Системная семейная терапия субличностей (Шварц) - страница 12

И, наконец, Вирджиния Сатир (1972, 1978а, 1978Ь) окончательно расчистила пусть к объединению системной теории с исследованием субличностей внутри психики. На сегодняшний день она была единственным признанным семейным терапевтом, говорившим о частях в людях (Satir, 1978а; Satir, Baldwin, 1983). Тогда как другие оказались заложниками холодного, отстраненного, механистического системного мышления, она слушала сердцем и несмотря на несколько снисходительное отношение коллег продолжала работать на повышение самооценки через самоосмысление. В годы учебы я был одним из тех, кто считал ее работу чересчур эмоциональной; восхищение ею как новатором пришло позже, когда меня начали критиковать за то же самое.

Квинтэссенция всех влияний из семейной терапии содержится в книге «Метаконцепции: выходя за пределы моделей семейной терапии» (Metaframeworks: Transcending the Models of family Therapy; Breunlin, Schwartz, & Mac Kune-Karrer, 1992). В ней Даг Брейнлин, Бетт Мак Кюн-Каррер и я рассортировали полезные элементы разных школ семейной терапии по шести концептуальным схемам, связанным между собой общими предпосылками. Модель ССТС одна из этих концептуальных схем, в которых также учитывается структура, последовательности, развитие, пол и культура. В своем роде нынешняя книга является продолжением некоторых идей, намеченных в «Метаконцепциях», только с ССТС в качестве основополагающей концепции.


ГЛАВА 1. ОСНОВНЫЕ ПОНЯТИЯ: МНОЖЕСТВЕННОСТЬ И СИСТЕМЫ

Я смотрел на отца с теплой благодарностью. Его отзывы и поддержка на протяжении последнего года обогатили мою книгу, и теперь она была почти готова. Я восторженно сказал ему: «Я наконец решил, как начну книгу. Начну с истории из собственной жизни». Отец посмотрел на меня поверх газеты и отстраненным, ничего не выражающим тоном сказал «Хорошая мысль». На меня начало накатывать ощущение, что меня отвергают. Кровь прилила к лицу и начала пульсировать в голове. Первоначальный восторг улетучился. «Ему все равно, чем я занимаюсь, подумал я. Ему всегда было все равно, что я думаю, и вообще кто я». Я еще раз посмотрел на лицо отца, и теперь оно показалось более угловатым, более грубым. Где-то в глубине меня таилось чувство, что я реагирую неадекватно сильно, но это осознание не помогло я выбежал из комнаты и поклялся себе никогда больше не говорить с отцом о книге.
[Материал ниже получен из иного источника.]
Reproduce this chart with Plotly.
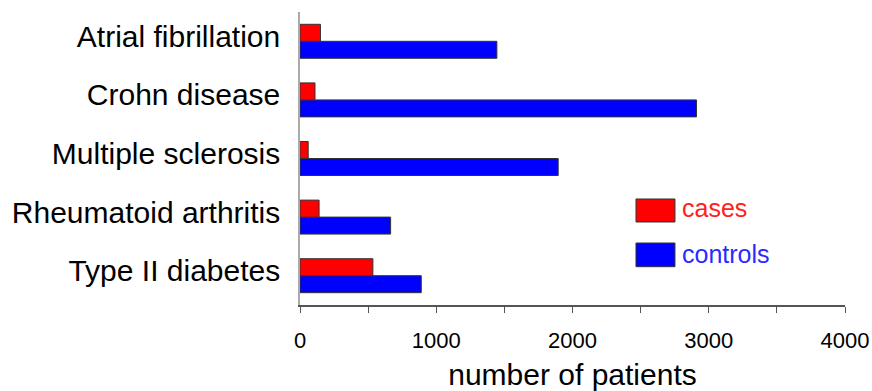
import plotly.graph_objects as go

diseases = ["Atrial fibrillation", "Crohn disease", "Multiple sclerosis",
            "Rheumatoid arthritis", "Type II diabetes"]
cases = [150, 110, 60, 140, 535]
controls = [1445, 2910, 1895, 665, 890]
x_tickvals = [0, 500, 1000, 1500, 2000, 2500, 3000, 3500, 4000]
x_ticktext = ["0", "", "1000", "", "2000", "", "3000", "", "4000"]

FONT = "Arial, Liberation Sans, sans-serif"
RED = "#ff0000"
BLUE = "#0000ff"
EDGE = "#333333"

fig = go.Figure()
fig.add_trace(go.Bar(y=diseases, x=controls, orientation="h", name="controls",
                     marker=dict(color=BLUE, line=dict(color=EDGE, width=1))))
fig.add_trace(go.Bar(y=diseases, x=cases, orientation="h", name="cases",
                     marker=dict(color=RED, line=dict(color=EDGE, width=1))))

# custom legend
leg = [("cases", RED, "#ff2020", 0.3618, 0.2833, 0.331),
       ("controls", BLUE, "#2a2aff", 0.2116, 0.1307, 0.174)]
for name, fill, tcol, y0, y1, yt in leg:
    fig.add_shape(type="rect", xref="paper", yref="paper", x0=0.6165, x1=0.688,
                  y0=y1, y1=y0, fillcolor=fill, line=dict(color=EDGE, width=1))
    fig.add_annotation(xref="paper", yref="paper", x=0.697, y=yt, text=name,
                       showarrow=False, xanchor="left", yanchor="middle",
                       font=dict(family=FONT, size=25, color=tcol))

fig.update_layout(
    width=872, height=391,
    margin=dict(l=300, r=27, t=12, b=86),
    paper_bgcolor="white", plot_bgcolor="white",
    barmode="group", bargap=0.42, bargroupgap=0,
    showlegend=False,
    font=dict(family=FONT, color="black"),
)
fig.update_xaxes(range=[0, 4000], tickvals=x_tickvals, ticktext=x_ticktext,
                 ticks="outside", ticklen=6, tickcolor="#555555",
                 showline=True, linecolor="#555555", linewidth=1.5,
                 showgrid=False, zeroline=False, automargin=False,
                 tickfont=dict(size=22, color="black"), ticklabelstandoff=9,
                 title=dict(text="number of patients", font=dict(size=30, color="black"),
                            standoff=12))
fig.update_yaxes(categoryorder="array", categoryarray=diseases[::-1],
                 range=[-0.5, 4.5], ticks="", showline=True, linecolor="#aaaaaa",
                 linewidth=1.5, showgrid=False, zeroline=False, automargin=False,
                 tickfont=dict(size=30, color="black"), ticklabelstandoff=12,
                 ticklabelshift=-5)

fig.write_html("out.html", config={"displayModeBar": False},
               post_script="document.body.style.margin='0';"
                           "document.documentElement.style.overflow='hidden';")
Что там произошло? Я просто вышел из себя (и, кстати, что в точности мы имеем в виду под словами «выйти из себя»)? В каком-то смысле я временно превратился в другого человека, с совершенно другими чувствами и мыслями, более того с другим восприятием и другими ощущениями, манерой двигаться и говорить. Ведь я на самом деле увидел отца по-другому после того, как произошел «щелчок» я увидел его более грозным, менее близким. Что произошло с личностью, которая была до этого переключения? Волна ли отвержения смыла эту личность без следа или просто накрыла ее? Тогда кто же я? Я злопамятный или нежный и любящий, или и то, и другое? Или я тот, кто знает, что я погорячился, или кто-то совершенно другой?